Recently in my quiet time, I was again drawn to Mark chapter 4. I love the Parable of the Sower. There are so many principles and applications on so many levels. The farmer scatters the seed on the path, the rocky place, among weeds and then—good soil (vv1-20, please read those beautiful words in red). Praying as I read through these verses over and over (in different translations) I felt Holy Spirit point.
He was pointing at the rocky place.
If the good soil is the place that contains a healthy environment to grow the best and abundant yielded harvest, then “good soil” is the goal. Good soil, the soil of my heart for Jesus.
So, what about the rocky place?
In my research I found some amazing things. The rocks found in fields are known as fieldstones (I know, “Duh” but that’s their technical name) and lie at or near the surface of the ground. They are regarded as a huge nuisance to the farmer. Great labor is taken to remove it. Interestingly, in the early days (prior to modern fencing) those annoying stones were then picked up and stacked not only as fencing—but boundary lines. What once littered the field, hindering the farmer to full harvest, now stands as a clearly marked boundary line.

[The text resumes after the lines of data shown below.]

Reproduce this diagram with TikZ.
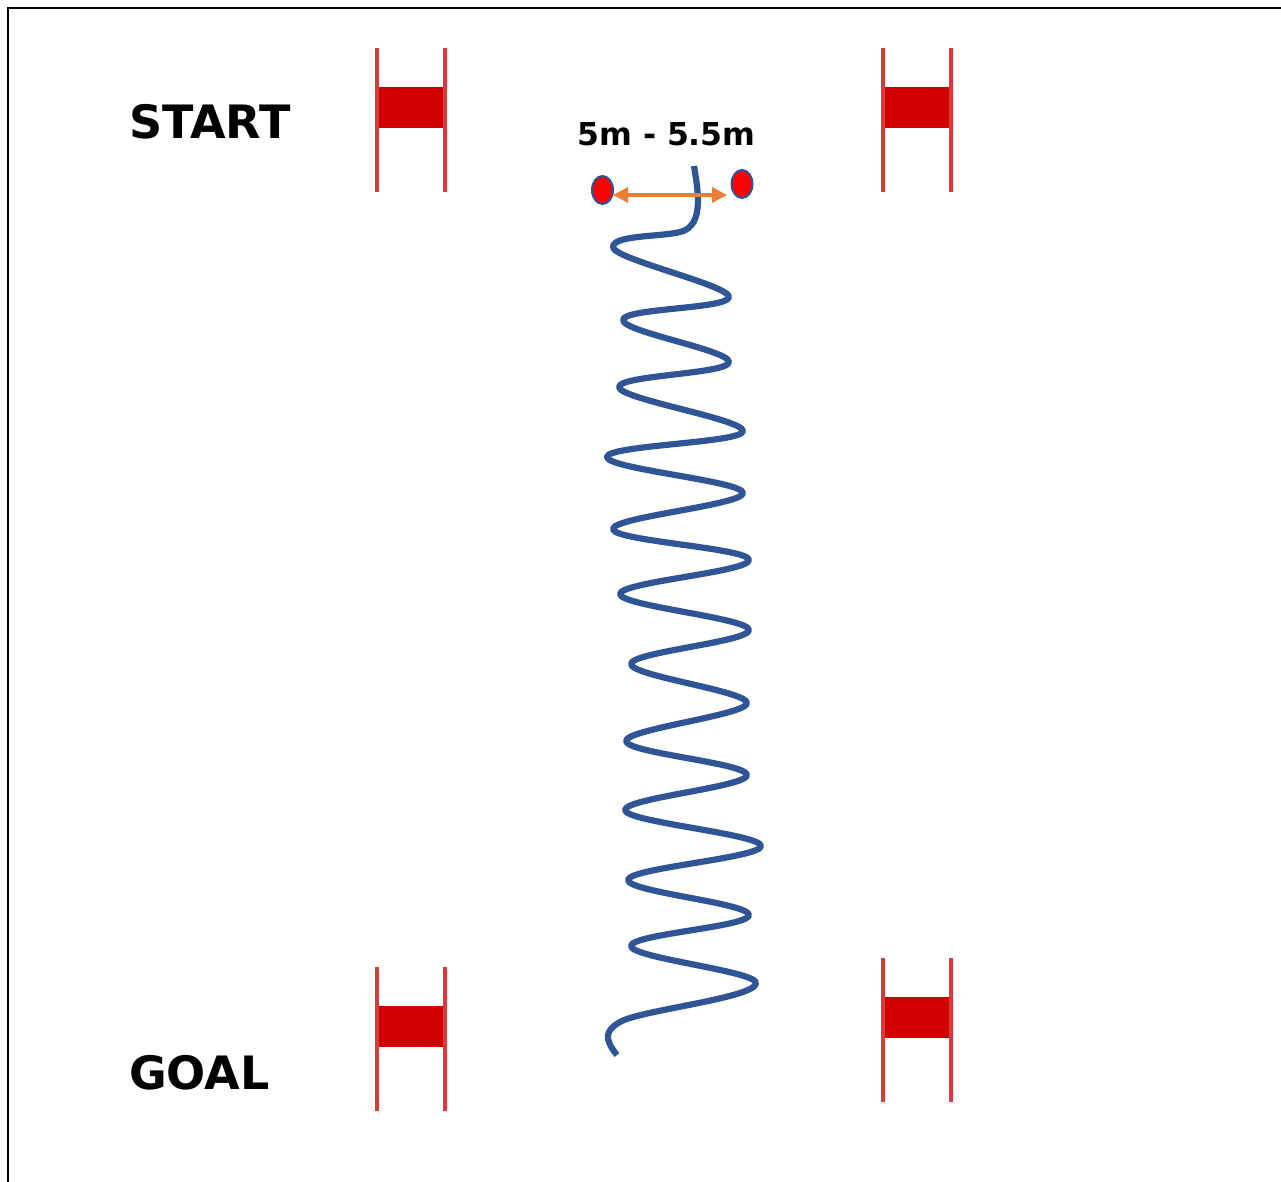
\documentclass[tikz,border=0pt]{standalone}
\usepackage{fontspec}
\setmainfont{DejaVu Sans}
\usetikzlibrary{arrows.meta,shapes.geometric}
\definecolor{wave}{HTML}{2F5597}
\definecolor{arrowc}{HTML}{ED7D31}
\definecolor{postc}{HTML}{D93A3A}
\definecolor{barc}{HTML}{D00000}
\tikzset{
  x=1pt,y=-1pt,
  frameline/.style={black,line width=2pt},
  swing/.style={out=-90,in=90,distance=12pt},
  wavepath/.style={wave,line width=6.2pt,line join=round},
  cone/.style={ellipse,draw=wave,fill=red,line width=2pt,minimum width=21pt,minimum height=28pt,inner sep=0pt},
  span/.style={arrowc,line width=3.2pt,{Triangle[length=15pt,width=15pt]}-{Triangle[length=15pt,width=15pt]}},
  biglabel/.style={font=\bfseries\fontsize{46}{46}\selectfont,anchor=west,inner sep=0pt},
  smalllabel/.style={font=\bfseries\fontsize{31.5}{31.5}\selectfont,inner sep=0pt},
  gate/.pic={
    \fill[barc] (0,39) rectangle (68,80);
    \draw[postc,line width=3.5pt] (0,0) -- (0,144);
    \draw[postc,line width=3.5pt] (68,0) -- (68,144);
  }
}
\begin{document}
\begin{tikzpicture}
\useasboundingbox[fill=white] (0,0) rectangle (1281,1182);
\draw[frameline] (1281,8) -- (8,8) -- (8,1182);
\pic at (377,48) {gate};
\pic at (883,48) {gate};
\pic at (377,967) {gate};
\pic at (883,958) {gate};
\node[biglabel] (start) at (129,122) {START};
\node[biglabel] (goal) at (129,1073) {GOAL};
\node[smalllabel] (dist) at (666.5,134) {5m - 5.5m};
\node[cone] (coneL) at (602.5,190) {};
\node[cone] (coneR) at (742,184) {};
\draw[wavepath] (694,166) .. controls (697,186) and (706,226) .. (680,232)
  .. controls (660,237) and (613,235) .. (613,247)
  to[swing] (729,297) to[swing] (623,320) to[swing] (729,362)
  to[swing] (619,387) to[swing] (743,431) to[swing] (607,457)
  to[swing] (743,493) to[swing] (613,529) to[swing] (749,560)
  to[swing] (620,594) to[swing] (749,630) to[swing] (631,664)
  to[swing] (747,703) to[swing] (626,741) to[swing] (747,775)
  to[swing] (625,810) to[swing] (761,846) to[swing] (628,880)
  to[swing] (749,915) to[swing] (631,946) to[swing] (756,983)
  .. controls (756,998) and (640,1010) .. (620,1022)
  .. controls (606,1030) and (603,1038) .. (617,1055);
\coordinate (arrowL) at (613,195);
\coordinate (arrowR) at (727,195);
\draw[span] (arrowL) -- (arrowR);
\end{tikzpicture}
\end{document}
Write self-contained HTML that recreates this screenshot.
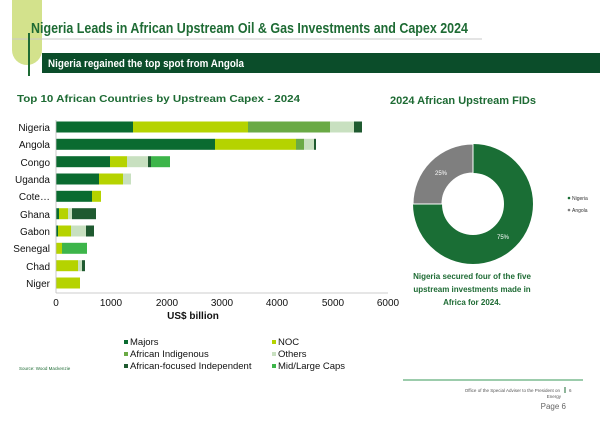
<!DOCTYPE html>
<html><head><meta charset="utf-8"><style>
html,body{margin:0;padding:0;background:#fff;}
svg{display:block;font-family:"Liberation Sans",sans-serif;}
</style></head><body>
<svg width="600" height="424" viewBox="0 0 600 424" xmlns="http://www.w3.org/2000/svg">
<rect x="0" y="0" width="600" height="424" fill="#fff"/>
<path d="M12 0 H42 V50 A15 15 0 0 1 27 65 A15 15 0 0 1 12 50 Z" fill="#d3e28c"/>
<line x1="12" y1="39" x2="482" y2="39" stroke="#c8c8c8" stroke-width="1"/>
<text x="31" y="33" font-size="14.5" font-weight="bold" fill="#1e6b34" textLength="437" lengthAdjust="spacingAndGlyphs">Nigeria Leads in African Upstream Oil &amp; Gas Investments and Capex 2024</text>
<rect x="42" y="53" width="558" height="20" fill="#0b4d2a"/>
<text x="48" y="67" font-size="11" font-weight="bold" fill="#fff" textLength="196" lengthAdjust="spacingAndGlyphs">Nigeria regained the top spot from Angola</text>
<line x1="29" y1="33" x2="29" y2="76" stroke="#1e6b34" stroke-width="2"/>
<text x="17" y="102" font-size="10.5" font-weight="bold" fill="#1e6b34" textLength="283" lengthAdjust="spacingAndGlyphs">Top 10 African Countries by Upstream Capex - 2024</text>
<text x="390" y="104" font-size="11" font-weight="bold" fill="#1e6b34" textLength="146" lengthAdjust="spacingAndGlyphs">2024 African Upstream FIDs</text>

<g font-size="10" fill="#111" text-anchor="end">
<text x="50" y="131">Nigeria</text>
<text x="50" y="148">Angola</text>
<text x="50" y="166">Congo</text>
<text x="50" y="183">Uganda</text>
<text x="50" y="200">Cote…</text>
<text x="50" y="218">Ghana</text>
<text x="50" y="235">Gabon</text>
<text x="50" y="252">Senegal</text>
<text x="50" y="270">Chad</text>
<text x="50" y="287">Niger</text>
</g>
<g>
<rect x="56" y="121.5" width="77" height="11" fill="#0a6b30"/>
<rect x="133" y="121.5" width="115" height="11" fill="#b5d300"/>
<rect x="248" y="121.5" width="82" height="11" fill="#6aaa45"/>
<rect x="330" y="121.5" width="24" height="11" fill="#c8e0c0"/>
<rect x="354" y="121.5" width="8" height="11" fill="#1f5a30"/>
<rect x="56" y="138.8" width="159" height="11" fill="#0a6b30"/>
<rect x="215" y="138.8" width="81" height="11" fill="#b5d300"/>
<rect x="296" y="138.8" width="8" height="11" fill="#6aaa45"/>
<rect x="304" y="138.8" width="10" height="11" fill="#c8e0c0"/>
<rect x="314" y="138.8" width="2" height="11" fill="#1f5a30"/>
<rect x="56" y="156.2" width="54" height="11" fill="#0a6b30"/>
<rect x="110" y="156.2" width="17" height="11" fill="#b5d300"/>
<rect x="127" y="156.2" width="21" height="11" fill="#c8e0c0"/>
<rect x="148" y="156.2" width="3" height="11" fill="#1f5a30"/>
<rect x="151" y="156.2" width="19" height="11" fill="#3db54a"/>
<rect x="56" y="173.5" width="43" height="11" fill="#0a6b30"/>
<rect x="99" y="173.5" width="24" height="11" fill="#b5d300"/>
<rect x="123" y="173.5" width="8" height="11" fill="#c8e0c0"/>
<rect x="56" y="190.8" width="36" height="11" fill="#0a6b30"/>
<rect x="92" y="190.8" width="9" height="11" fill="#b5d300"/>
<rect x="56" y="208.2" width="3" height="11" fill="#0a6b30"/>
<rect x="59" y="208.2" width="9" height="11" fill="#b5d300"/>
<rect x="68" y="208.2" width="4" height="11" fill="#c8e0c0"/>
<rect x="72" y="208.2" width="24" height="11" fill="#1f5a30"/>
<rect x="56" y="225.5" width="2" height="11" fill="#0a6b30"/>
<rect x="58" y="225.5" width="13" height="11" fill="#b5d300"/>
<rect x="71" y="225.5" width="15" height="11" fill="#c8e0c0"/>
<rect x="86" y="225.5" width="8" height="11" fill="#1f5a30"/>
<rect x="56" y="242.8" width="6" height="11" fill="#b5d300"/>
<rect x="62" y="242.8" width="25" height="11" fill="#3db54a"/>
<rect x="56" y="260.2" width="22" height="11" fill="#b5d300"/>
<rect x="78" y="260.2" width="4" height="11" fill="#c8e0c0"/>
<rect x="82" y="260.2" width="3" height="11" fill="#1f5a30"/>
<rect x="56" y="277.5" width="24" height="11" fill="#b5d300"/>
</g>
<line x1="56" y1="120" x2="56" y2="293" stroke="#bbb" stroke-width="0.8"/>
<line x1="56" y1="293" x2="388" y2="293" stroke="#bbb" stroke-width="0.8"/>
<g font-size="10" fill="#111" text-anchor="middle">
<text x="56" y="306">0</text><text x="111" y="306">1000</text><text x="167" y="306">2000</text>
<text x="222" y="306">3000</text><text x="277" y="306">4000</text><text x="333" y="306">5000</text><text x="388" y="306">6000</text>
<text x="193" y="319" font-weight="bold">US$ billion</text>
</g>
<g font-size="9.5" fill="#111">
<rect x="124" y="340" width="4" height="4" fill="#0a6b30"/><text x="130" y="345">Majors</text>
<rect x="124" y="352" width="4" height="4" fill="#6aaa45"/><text x="130" y="357">African Indigenous</text>
<rect x="124" y="364" width="4" height="4" fill="#1f5a30"/><text x="130" y="369">African-focused Independent</text>
<rect x="272" y="340" width="4" height="4" fill="#b5d300"/><text x="278" y="345">NOC</text>
<rect x="272" y="352" width="4" height="4" fill="#c8e0c0"/><text x="278" y="357">Others</text>
<rect x="272" y="364" width="4" height="4" fill="#3db54a"/><text x="278" y="369">Mid/Large Caps</text>
</g>
<text x="19" y="370" font-size="4.5" fill="#1e6b34">Source: Wood Mackenzie</text>

<circle cx="473" cy="204" r="45.5" fill="none" stroke="#1a6e35" stroke-width="29"/>
<path d="M473 144 A60 60 0 0 0 413 204 L442 204 A31 31 0 0 1 473 173 Z" fill="#7f7f7f" stroke="#fff" stroke-width="1"/>
<text x="441" y="175" font-size="6" fill="#fff" text-anchor="middle">25%</text>
<text x="503" y="239" font-size="6" fill="#fff" text-anchor="middle">75%</text>
<circle cx="569" cy="198" r="1.3" fill="#1a6e35"/><text x="572" y="200" font-size="5" fill="#333">Nigeria</text>
<circle cx="569" cy="210" r="1.3" fill="#7f7f7f"/><text x="572" y="212" font-size="5" fill="#333">Angola</text>
<g font-size="8" font-weight="bold" fill="#1e6b34" text-anchor="middle">
<text x="472" y="279">Nigeria secured four of the five</text>
<text x="472" y="292">upstream investments made in</text>
<text x="472" y="305">Africa for 2024.</text>
</g>

<line x1="403" y1="380" x2="583" y2="380" stroke="#3a9a5a" stroke-width="1"/>
<text x="560" y="392" font-size="4.5" fill="#555" text-anchor="end">Office of the Special Adviser to the President on</text>
<text x="561" y="398" font-size="4.5" fill="#555" text-anchor="end">Energy</text>
<line x1="565" y1="387" x2="565" y2="393" stroke="#1e6b34" stroke-width="1"/>
<text x="569" y="392" font-size="4.5" fill="#555">6</text>
<text x="566" y="409" font-size="8" fill="#666" text-anchor="end">Page 6</text>
</svg>
</body></html>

As I pondered this I had to smile, and quietly whisper “Those stupid rocks.” Just when I think my field is good to go, I trip over yet another rock and face plant right there in the middle of the field. Instead of getting up and just kicking it aside, I know now, if I truly—genuinely desire a good healthy field (besides a good tilling and weed pulling) I need to pick up those growth hindering rocks.
I appreciate God’s practicality. He didn’t just say, “Move’m.” He told me what to do with them. It’s not only hard work, but heart-work! Not to mention (but I will) may we not be super meticulous about how we stack those rocks (I know a few will stress over that) just get them out of the field and on the heap. Those stones representing anything that hinders my receiving God’s word, His instruction, HIS standard for my life. Some of those stones will post as a declaration of what once tripped me up, now stands as boundary line of awareness, “THAT is no longer allowed in my field.” Rock built, boundary line.
Boundary lines are not to contain us, they are to protect and prevent what comes in. The psalmist wrote, “I walk about in freedom, for I have sought out Your precepts” (Ps 119:45). There is freedom in knowing God and His word. And knowing and preventing what hinders us.
God is worthy of our clean-up project. Will you join me in cleaning up our field, picking up and stacking rocks! We will be amazed what God can do with those empty, prior stone filled places. Good soil.
In Him, DeDe (“Let us consider how we may spur one another on toward love & good deeds” Hebrews 10:24).